STILL ANOTHER rider that would vitiate environmental law has become an issue as this hapless Congress struggles to complete its year's work and go home. This one was added to the defense appropriations bill, which Congress cleared and the president signed last month.
It would exempt defense agencies from payment of fines or penalties for any "environmental violation" by any military installation or facility unless the payment was "specifically authorized" by Congress. It is said to have been inserted by Senate Appropriations Committee Chairman Ted Stevens in response to an effort to enforce the Clean Air Act against a military installation in Alaska.

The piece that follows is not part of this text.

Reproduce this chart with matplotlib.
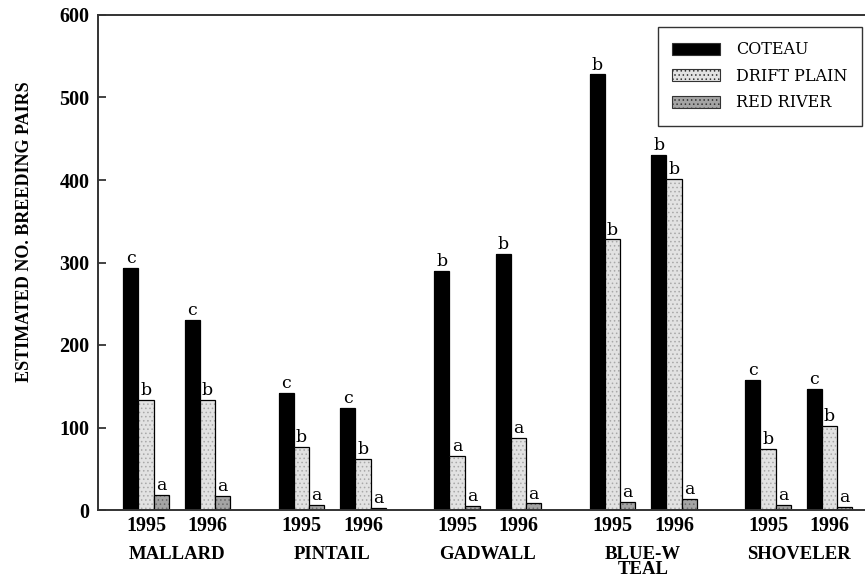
import matplotlib.pyplot as plt
import numpy as np
from matplotlib.transforms import blended_transform_factory

species = ["MALLARD", "PINTAIL", "GADWALL", "BLUE-W\nTEAL", "SHOVELER"]
years = ["1995", "1996"]
regions = ["COTEAU", "DRIFT PLAIN", "RED RIVER"]

# one value per species/year, in the order of the species list
coteau = [293, 230, 142, 124, 290, 310, 528, 430, 158, 147]
drift = [133, 133, 76, 62, 66, 87, 328, 401, 74, 102]
red = [18, 17, 6, 3, 5, 8, 10, 13, 6, 4]

coteau_lab = ["c", "c", "c", "c", "b", "b", "b", "b", "c", "c"]
drift_lab = ["b", "b", "b", "b", "a", "a", "b", "b", "b", "b"]
red_lab = ["a", "a", "a", "a", "a", "a", "a", "a", "a", "a"]

serif = "Liberation Serif"
slab = "DejaVu Serif"

plt.rcParams["hatch.linewidth"] = 0.6

fig = plt.figure(figsize=(8.65, 5.88), dpi=100)
ax = fig.add_axes([98 / 865, 78 / 588, 767 / 865, 495 / 588])

w = 15.3
centers = np.array([48 + 155.5 * i + 61.5 * j for i in range(5) for j in range(2)])

styles = [("black", None, "black"),
          ("#e2e2e2", "....", "#a8a8a8"),
          ("#a4a4a4", "....", "#6a6a6a")]
series = [coteau, drift, red]
labels = [coteau_lab, drift_lab, red_lab]

handles = []
for k in range(3):
    xs = centers + (k - 1) * w
    face, hatch, hcol = styles[k]
    ax.bar(xs, series[k], width=w, color=face, hatch=hatch, edgecolor=hcol, linewidth=0)
    ax.bar(xs, series[k], width=w, fill=False, edgecolor="black", linewidth=0.9)
    handles.append(plt.Rectangle((0, 0), 1, 1, facecolor=face, hatch=hatch,
                                 edgecolor="#333333", linewidth=0.8))
    for x, v, t in zip(xs, series[k], labels[k]):
        ax.text(x, v + 1, t, ha="center", va="bottom", fontsize=12.5, family=slab)

ax.set_xlim(0, 767)
ax.set_ylim(0, 600)
ax.set_yticks(range(0, 601, 100))
for lab in ax.get_yticklabels():
    lab.set_fontfamily(serif)
    lab.set_fontweight("bold")
    lab.set_fontsize(14.5)
ax.tick_params(axis="y", direction="in", length=6, width=1.2, pad=6, colors="#222222")
ax.tick_params(axis="y", labelcolor="black")

ax.set_xticks(centers)
ax.set_xticklabels(years * 5, fontfamily=serif, fontweight="bold", fontsize=14.5)
ax.tick_params(axis="x", length=0, pad=4)

trans = blended_transform_factory(ax.transData, ax.transAxes)
for i, s in enumerate(species):
    xm = (centers[2 * i] + centers[2 * i + 1]) / 2
    ax.text(xm, -0.072, s, transform=trans, ha="center", va="top",
            fontfamily=serif, fontweight="bold", fontsize=13.5, linespacing=0.9)

fig.text(25 / 865, 1 - 232 / 588, "ESTIMATED NO. BREEDING PAIRS", rotation=90,
         ha="center", va="center", fontfamily=serif, fontweight="bold", fontsize=13)

for side in ["left", "top", "bottom"]:
    ax.spines[side].set_linewidth(1.4)
    ax.spines[side].set_color("#333333")
ax.spines["right"].set_visible(False)

leg = ax.legend(handles, regions, loc="upper right", bbox_to_anchor=(0.996, 0.976),
                prop={"family": slab, "size": 11.5}, frameon=True, fancybox=False,
                handlelength=3.0, handleheight=0.75, borderpad=0.9, labelspacing=0.6,
                handletextpad=1.0, borderaxespad=0)
leg.get_frame().set_edgecolor("black")
leg.get_frame().set_linewidth(1.0)

fig.savefig("out.png", dpi=100)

The rider is terrible policy. The national association of state attorneys general, who play a leading role in enforcing many federal environmental laws, reminded the congressional leadership in a letter a few weeks ago that "The federal government is, and has long been, the nation's largest polluter." Military installations are a major contributor. They ought not be exempt; nor should the legislative branch seek to make itself the arbiter of a system of selective law enforcement.

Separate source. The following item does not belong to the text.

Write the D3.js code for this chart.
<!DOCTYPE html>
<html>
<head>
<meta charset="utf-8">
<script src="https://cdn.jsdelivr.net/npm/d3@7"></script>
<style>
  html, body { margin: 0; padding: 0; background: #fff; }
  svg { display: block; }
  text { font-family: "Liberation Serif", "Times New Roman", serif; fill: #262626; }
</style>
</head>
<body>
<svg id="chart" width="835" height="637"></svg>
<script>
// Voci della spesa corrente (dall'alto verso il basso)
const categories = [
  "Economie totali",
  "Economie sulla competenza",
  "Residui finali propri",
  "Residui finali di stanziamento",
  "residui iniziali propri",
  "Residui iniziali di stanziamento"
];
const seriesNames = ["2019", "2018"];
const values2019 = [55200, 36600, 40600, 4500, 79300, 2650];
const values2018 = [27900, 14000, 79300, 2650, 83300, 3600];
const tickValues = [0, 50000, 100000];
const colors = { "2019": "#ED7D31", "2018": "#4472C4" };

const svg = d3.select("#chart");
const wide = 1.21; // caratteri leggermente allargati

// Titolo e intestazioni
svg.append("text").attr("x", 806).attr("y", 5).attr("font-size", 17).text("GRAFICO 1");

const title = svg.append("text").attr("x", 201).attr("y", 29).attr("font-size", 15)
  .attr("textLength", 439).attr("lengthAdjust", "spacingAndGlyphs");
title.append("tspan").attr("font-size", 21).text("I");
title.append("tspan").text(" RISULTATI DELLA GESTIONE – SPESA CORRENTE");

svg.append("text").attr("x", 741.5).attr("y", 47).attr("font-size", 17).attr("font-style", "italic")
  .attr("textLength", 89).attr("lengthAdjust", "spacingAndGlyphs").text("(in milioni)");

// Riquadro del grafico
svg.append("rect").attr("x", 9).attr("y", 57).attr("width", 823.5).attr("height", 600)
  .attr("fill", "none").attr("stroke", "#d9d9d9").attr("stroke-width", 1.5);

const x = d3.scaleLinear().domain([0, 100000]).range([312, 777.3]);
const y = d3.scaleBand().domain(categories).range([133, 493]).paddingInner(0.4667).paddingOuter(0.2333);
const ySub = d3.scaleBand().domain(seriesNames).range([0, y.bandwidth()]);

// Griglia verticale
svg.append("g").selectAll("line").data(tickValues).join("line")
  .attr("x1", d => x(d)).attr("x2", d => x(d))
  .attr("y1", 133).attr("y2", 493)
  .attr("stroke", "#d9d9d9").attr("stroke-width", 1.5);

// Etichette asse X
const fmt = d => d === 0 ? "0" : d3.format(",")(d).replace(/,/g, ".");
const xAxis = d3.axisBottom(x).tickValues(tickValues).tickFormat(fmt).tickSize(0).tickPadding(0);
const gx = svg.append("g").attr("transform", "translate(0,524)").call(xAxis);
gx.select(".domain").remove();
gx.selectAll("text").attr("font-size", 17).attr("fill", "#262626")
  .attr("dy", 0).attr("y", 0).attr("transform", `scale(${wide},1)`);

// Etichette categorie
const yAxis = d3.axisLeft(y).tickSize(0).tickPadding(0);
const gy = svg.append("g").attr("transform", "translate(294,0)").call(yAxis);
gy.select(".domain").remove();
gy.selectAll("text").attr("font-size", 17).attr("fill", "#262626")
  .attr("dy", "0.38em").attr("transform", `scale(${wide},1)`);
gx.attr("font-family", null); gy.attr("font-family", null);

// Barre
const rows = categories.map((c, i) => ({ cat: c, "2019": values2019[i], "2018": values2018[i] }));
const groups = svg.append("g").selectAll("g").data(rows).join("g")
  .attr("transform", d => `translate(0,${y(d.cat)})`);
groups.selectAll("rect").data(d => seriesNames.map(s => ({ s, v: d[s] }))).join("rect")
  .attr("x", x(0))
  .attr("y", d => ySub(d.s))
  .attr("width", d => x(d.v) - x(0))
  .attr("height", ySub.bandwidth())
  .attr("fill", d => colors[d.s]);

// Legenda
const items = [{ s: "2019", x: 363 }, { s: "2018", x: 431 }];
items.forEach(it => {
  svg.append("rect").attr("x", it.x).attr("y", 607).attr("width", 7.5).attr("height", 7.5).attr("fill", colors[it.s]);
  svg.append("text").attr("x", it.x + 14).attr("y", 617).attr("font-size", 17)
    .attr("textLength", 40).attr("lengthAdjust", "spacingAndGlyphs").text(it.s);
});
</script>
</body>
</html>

The president said in signing the appropriations bill that he was ordering defense officials to seek prompt authorization from Congress to pay fines they incurred. That's not good enough. Efforts are underway in both houses, the Senate particularly, to add what would amount to a reverse rider to the omni-appropriations bill with which the session will conclude, rescinding the Stevens language. Some members seek a compromise in which it would be rescinded only in part. That's not good enough either. In other contexts, this Congress prides itself on being tough with regard to law enforcement. Why only some laws, and not these? They can fix this if they will -- and they should.